Un homme est passé (Bad Day at Black Rock) – de John Sturges – 1955
Black Rock… Charmante bourgade au milieu des plaines désertiques de l’Ouest américain. La deuxième guerre mondiale est terminée depuis deux mois, mais la ville semble être la même qu’aux grandes heures de la conquête de l’Ouest.
C’est dans ce lieu comme oublié par le temps qu’un homme descend du train, premier visiteur depuis quatre ans. En quelques heures seulement, cet étranger va réveiller un secret mal enfoui, déclenchant haine et mauvaise conscience…
John Sturges filme cette histoire comme un authentique western, genre dont il est un grand spécialiste. Mais s’y ajoute la mauvaise conscience d’un pays qui a maltraité sa population d’origine japonaise au lendemain de Pearl Harbor.
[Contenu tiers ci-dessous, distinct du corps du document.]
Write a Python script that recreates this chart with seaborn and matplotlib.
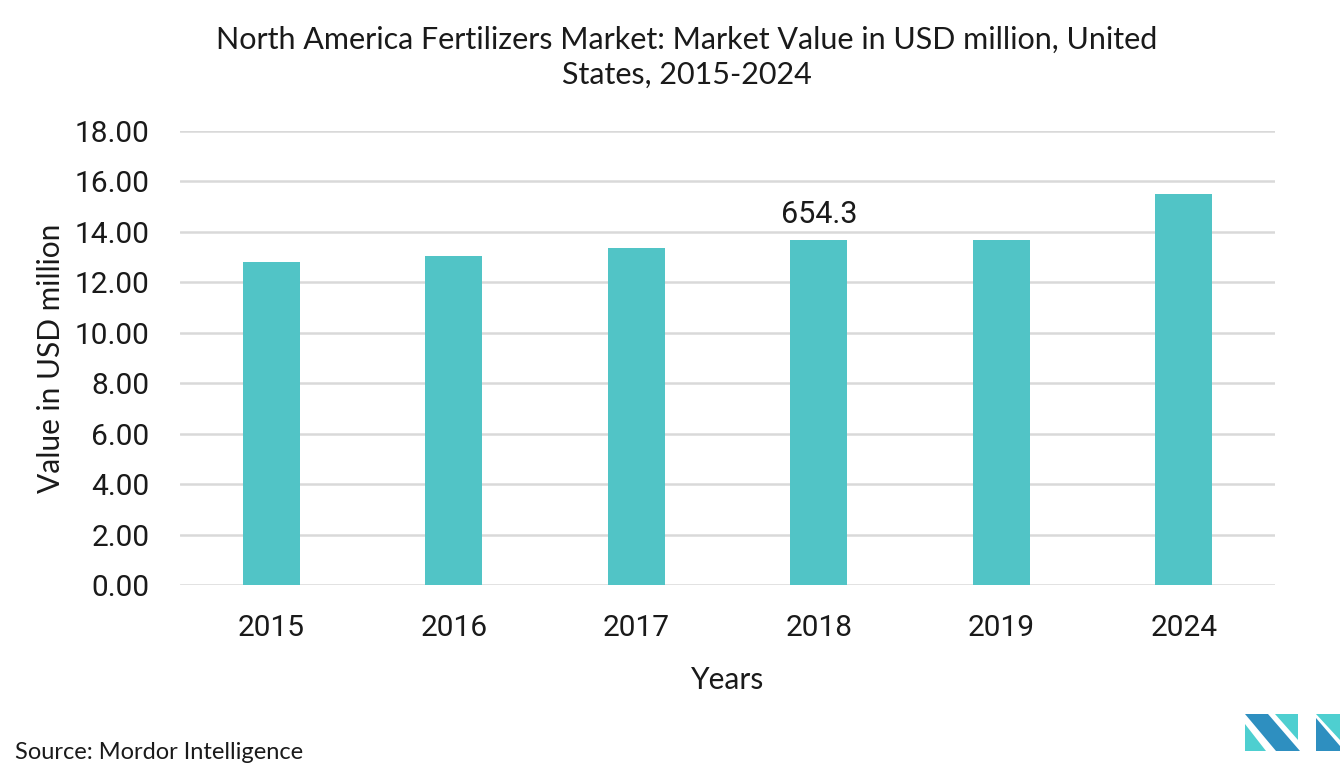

Les camps créés pour les parquer comme des menaces intérieures sont évoquées. Au-delà, c’est tout le racisme et la violence liés à l’histoire du pays qui pèsent.
Sturges aborde cette culpabilité par le prisme du film de genre, western ou noir, qu’importe. Il le fait avec un dispositif dramatique qui confine à l’épure la plus totale. Unité de lieu, de temps, une demi-douzaine de personnages seulement (et quel casting : Robert Ryan, Ernest Borgnine, Lee Marvin, Walter Brennan, autour de Spencer Tracy). Mais le scénario est formidable, et la mise en scène d’une précision remarquable.
Un homme est passé (pour une fois, le titre français est bien plus beau et fort que le titre original) est aussi un modèle de tension et de suspense. Tracy est grand et garde longtemps le mystère sur la nature exacte de son personnage, simple visiteur ou… ? Grand film, à tous les niveaux.